Right after the campaign finance reports from third quarter of 2015 were made public we commented on the unsustainable nature of the Jeb Bush campaign. It was built on the idea that Jeb was inevitable and to be inevitable you must appear inevitable. You have to raise a lot of money and you have to spend the money lavishly. What happened to the Bush campaign is exactly what happened to the Scott Walker campaign. Both raised an initial burst of cash from major donors. Both had Super PACs vacuuming major donors. Neither had a base of small donors. The problem with this strategy is that all donors, regardless of personal wealth, have exactly the same cap for hard money donations and Super PACs can’t legally coordinate with the campaign or provide money to the campaign.
The third quarter fundraising report put Bush in fourth place in terms of cash on hand but he had spent $3 million more in the quarter than he had raised. He also had only thee times the number of small donors as Democrat Lawrence Lessig (you are right to ask, who the hell is he?).
(For all the Jeb Bush fundraising posts here | here | here | here)
So what do you do when you have tapped out all the big money, no new big money is interested in you and you have no small donors but you have a cash burn rate that, unless arrested, will see you battling with John Kasich for relevance? Well, you can bluster, which is what the moron running Bush’s Super PAC did earlier this month. Or you can start discounting the price of admission to your fundraisers and let the market determine what, if anything, you are worth. Via The Wall Street Journal: Jeb Bush’s Backers to Potential Donors: No Contribution? No Problem.
The price of meeting Republican presidential candidate Jeb Bush is going down.
Earlier this year, before Mr. Bush became a candidate, he headlined fundraisers for his super PAC that cost as much as $100,000 to attend. Now, as the former Florida governor’s polling numbers drop and competition for campaign contributions intensifies, his backers are inviting potential donors to meet Mr. Bush for free.

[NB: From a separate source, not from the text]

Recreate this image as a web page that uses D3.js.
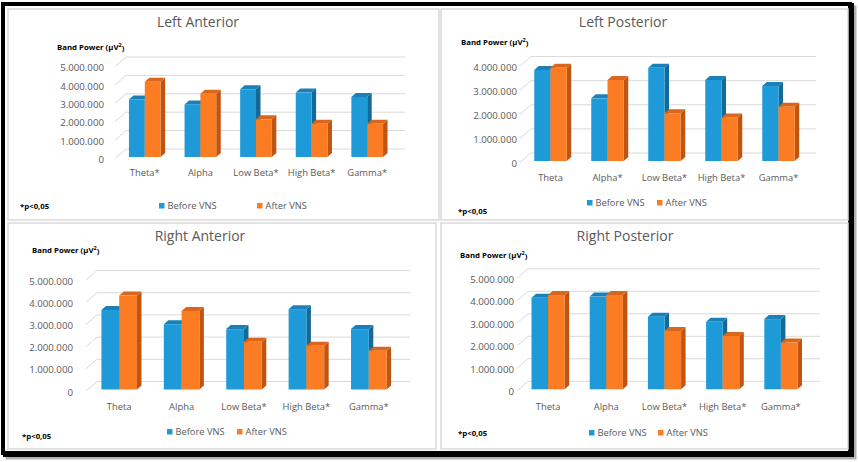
<!DOCTYPE html>
<html>
<head>
<meta charset="utf-8">
<script src="https://cdn.jsdelivr.net/npm/d3@7"></script>
<style>
  html, body { margin: 0; padding: 0; background: #fff; }
  svg { display: block; font-family: "Open Sans", sans-serif; }
</style>
</head>
<body>
<svg id="chart" width="858" height="462"></svg>
<script>
// band power values
var bandsLA = ['Theta*', 'Alpha', 'Low Beta*', 'High Beta*', 'Gamma*'];
var beforeLA = [3130000, 2860000, 3680000, 3500000, 3260000];
var afterLA = [4090000, 3440000, 2050000, 1810000, 1810000];

var bandsLP = ['Theta', 'Alpha*', 'Low Beta*', 'High Beta*', 'Gamma*'];
var beforeLP = [3780000, 2600000, 3870000, 3360000, 3110000];
var afterLP = [3870000, 3360000, 1980000, 1810000, 2250000];

var bandsRA = ['Theta', 'Alpha', 'Low Beta*', 'High Beta*', 'Gamma*'];
var beforeRA = [3580000, 2940000, 2720000, 3620000, 2720000];
var afterRA = [4230000, 3540000, 2150000, 1970000, 1750000];

var bandsRP = ['Theta', 'Alpha', 'Low Beta*', 'High Beta*', 'Gamma*'];
var beforeRP = [4070000, 4120000, 3230000, 3000000, 3120000];
var afterRP = [4190000, 4190000, 2590000, 2370000, 2080000];

var ticks5 = [0, 1000000, 2000000, 3000000, 4000000, 5000000];
var ticks4 = [0, 1000000, 2000000, 3000000, 4000000];

var seriesNames = ['Before VNS', 'After VNS'];

var blue = '#1f9ad9', blueSide = '#136a99', blueTop = '#1a80b8';
var orange = '#fb7c22', orangeSide = '#bf5510', orangeTop = '#d9661a';

var fmt = d3.formatLocale({ decimal: ',', thousands: '.', grouping: [3], currency: ['', ''] }).format(',');

var svg = d3.select('#chart');

// outer frame, heavier on the right and bottom
svg.append('rect').attr('x', 7).attr('y', 7).attr('width', 848).attr('height', 451)
    .attr('fill', 'none').attr('stroke', '#b0b0b0').attr('stroke-width', 3);
svg.append('rect').attr('x', 5).attr('y', 5).attr('width', 847).attr('height', 450)
    .attr('fill', 'none').attr('stroke', '#000').attr('stroke-width', 4);
svg.append('rect').attr('x', 3).attr('y', 4).attr('width', 847).attr('height', 449)
    .attr('fill', '#fff').attr('stroke', '#000').attr('stroke-width', 4);

// panel layout
var panels = [
    { title: 'Left Anterior', bands: bandsLA, before: beforeLA, after: afterLA, ticks: ticks5,
      box: [8, 9, 431, 211], x0: 117, x1: 395, wallEnd: 405, y0: 157, yTop: 65,
      labelX: 104, catY: 173, legY: 206, legX: [159, 257], note: [20, 206],
      titlePos: [198, 22], bp: [57, 47] },
    { title: 'Left Posterior', bands: bandsLP, before: beforeLP, after: afterLP, ticks: ticks4,
      box: [441, 9, 407, 211], x0: 522, x1: 807, wallEnd: 816, y0: 161, yTop: 64.6,
      labelX: 517, catY: 178, legY: 203, legX: [587, 657], note: [458, 211],
      titlePos: [623, 22], bp: [461, 42] },
    { title: 'Right Anterior', bands: bandsRA, before: beforeRA, after: afterRA, ticks: ticks5,
      box: [8, 223, 428, 226], x0: 88, x1: 400, wallEnd: 410, y0: 389.5, yTop: 278.5,
      labelX: 73, catY: 407, legY: 432, legX: [167, 237], note: [22, 436],
      titlePos: [200, 236], bp: [32, 250] },
    { title: 'Right Posterior', bands: bandsRP, before: beforeRP, after: afterRP, ticks: ticks5,
      box: [441, 223, 407, 226], x0: 519, x1: 810, wallEnd: 820, y0: 389.3, yTop: 276.8,
      labelX: 514, catY: 407, legY: 433, legX: [589, 658], note: [458, 433],
      titlePos: [625, 236], bp: [460, 255] }
];

var wallDx = 11, wallDy = -8; // depth of the back wall
var barDx = 4.5, barDy = -4;  // depth of each column

panels.forEach(function (p) {
    var g = svg.append('g');

    g.append('rect').attr('x', p.box[0]).attr('y', p.box[1])
        .attr('width', p.box[2]).attr('height', p.box[3])
        .attr('fill', '#fff').attr('stroke', '#d9d9d9').attr('stroke-width', 1.5);

    var x = d3.scaleBand().domain(p.bands).range([p.x0, p.x1]);
    var yMax = p.ticks[p.ticks.length - 1];
    var y = d3.scaleLinear().domain([0, yMax]).range([p.y0, p.yTop]);

    // gridlines on side and back wall
    var grid = g.append('g');
    p.ticks.forEach(function (t) {
        var yy = y(t);
        grid.append('polyline')
            .attr('points', [[p.x0 - 2, yy + 1.5], [p.x0 - 2 + wallDx, yy + wallDy], [p.wallEnd, yy + wallDy]].join(' '))
            .attr('fill', 'none').attr('stroke', '#d9d9d9').attr('stroke-width', 1);
    });

    // value axis labels
    var yAxis = g.append('g')
        .attr('transform', 'translate(' + p.labelX + ',' + 2.5 + ')')
        .call(d3.axisLeft(y).tickValues(p.ticks).tickFormat(fmt).tickSize(0).tickPadding(0));
    yAxis.select('.domain').remove();
    yAxis.selectAll('text').attr('fill', '#595959').style('font-size', '9.7px')
        .style('font-family', '"Open Sans", sans-serif');

    // category labels
    var xAxis = g.append('g')
        .attr('transform', 'translate(0,' + p.catY + ')')
        .call(d3.axisBottom(x).tickSize(0).tickPadding(0));
    xAxis.select('.domain').remove();
    xAxis.selectAll('text').attr('fill', '#595959').attr('dy', '0.35em').style('font-size', '9.4px')
        .style('font-family', '"Open Sans", sans-serif');

    // 3d columns
    var bw = x.step() * 0.285;
    var flat = [];
    p.bands.forEach(function (b, i) {
        flat.push({ band: b, s: 0, v: p.before[i] }, { band: b, s: 1, v: p.after[i] });
    });

    var cols = g.selectAll('.col').data(flat).enter().append('g').attr('class', 'col');
    function left(d) { return x(d.band) + x.bandwidth() / 2 - bw + d.s * bw; }

    cols.append('polygon')
        .attr('points', function (d) {
            var l = left(d), r = l + bw, t = y(d.v), b = y(0);
            return [[r, b], [r, t], [r + barDx, t + barDy], [r + barDx, b + barDy]].join(' ');
        })
        .attr('fill', function (d) { return d.s ? orangeSide : blueSide; });
    cols.append('polygon')
        .attr('points', function (d) {
            var l = left(d), r = l + bw, t = y(d.v);
            return [[l, t], [r, t], [r + barDx, t + barDy], [l + barDx, t + barDy]].join(' ');
        })
        .attr('fill', function (d) { return d.s ? orangeTop : blueTop; });
    cols.append('rect')
        .attr('x', left)
        .attr('y', function (d) { return y(d.v); })
        .attr('width', bw)
        .attr('height', function (d) { return y(0) - y(d.v); })
        .attr('fill', function (d) { return d.s ? orange : blue; });

    // titles and notes
    g.append('text').attr('x', p.titlePos[0]).attr('y', p.titlePos[1]).attr('dy', '0.35em')
        .attr('text-anchor', 'middle').attr('fill', '#595959').style('font-size', '14px')
        .text(p.title);
    var bp = g.append('text').attr('x', p.bp[0]).attr('y', p.bp[1]).attr('dy', '0.35em')
        .attr('fill', '#000').style('font-size', '7.8px').style('font-weight', 'bold')
        .text('Band Power (µV');
    bp.append('tspan').attr('dy', '-0.45em').style('font-size', '5.5px').text('2');
    bp.append('tspan').attr('dy', '0.45em').text(')');

    g.append('text').attr('x', p.note[0]).attr('y', p.note[1]).attr('dy', '0.35em')
        .attr('fill', '#000').style('font-size', '7.8px').style('font-weight', 'bold')
        .text('*p<0,05');

    var leg = g.selectAll('.leg').data(seriesNames).enter().append('g')
        .attr('transform', function (d, i) { return 'translate(' + p.legX[i] + ',' + p.legY + ')'; });
    leg.append('rect').attr('x', 0).attr('y', -3).attr('width', 5.5).attr('height', 5.5)
        .attr('fill', function (d, i) { return i ? orange : blue; });
    leg.append('text').attr('x', 8.5).attr('dy', '0.35em').attr('fill', '#595959')
        .style('font-size', '9.3px').text(function (d) { return d; });
});
</script>
</body>
</html>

At a fundraiser on Wednesday hosted by Kenneth Lipper, former deputy mayor of New York and a bundler for Mr. Bush’s campaign, attendees will be encouraged to contribute but are not required to do so, according to a copy of the invitation viewed by The Wall Street Journal.
“While we are asking for contributions of $1,000 – $2,700, it is not necessary to make a commitment in order to come,” states the invitation, signed by Russell Reynolds, a Bush bundler and longtime GOP donor. “We would like smart people to meet with Governor Bush and to hear what he has to say, and then make up your own minds. So feel no obligation financially, either now or in the future.”
I can save them the time. Smart people… and even not very smart people… have made up their mind and they’ve decided that Jeb Bush, for all his merits, is simply not the man to lead the nation. Smart and rich people didn’t get to be smart or rich by spending their money on crap like this:
Smart people may come to meet Bush, the way you visit a terminally ill relative from a sense of sympathy and respect, but the odds of them leaving their hard earned cash behind for Jeb’s campaign to make his father proud approaches zero.
At some point Governor Bush needs to look at the wall and perceive Mene, Meke, Tekel, Parsin scrawled upon it and leave the race before he becomes a cringe-inducing figure of fun.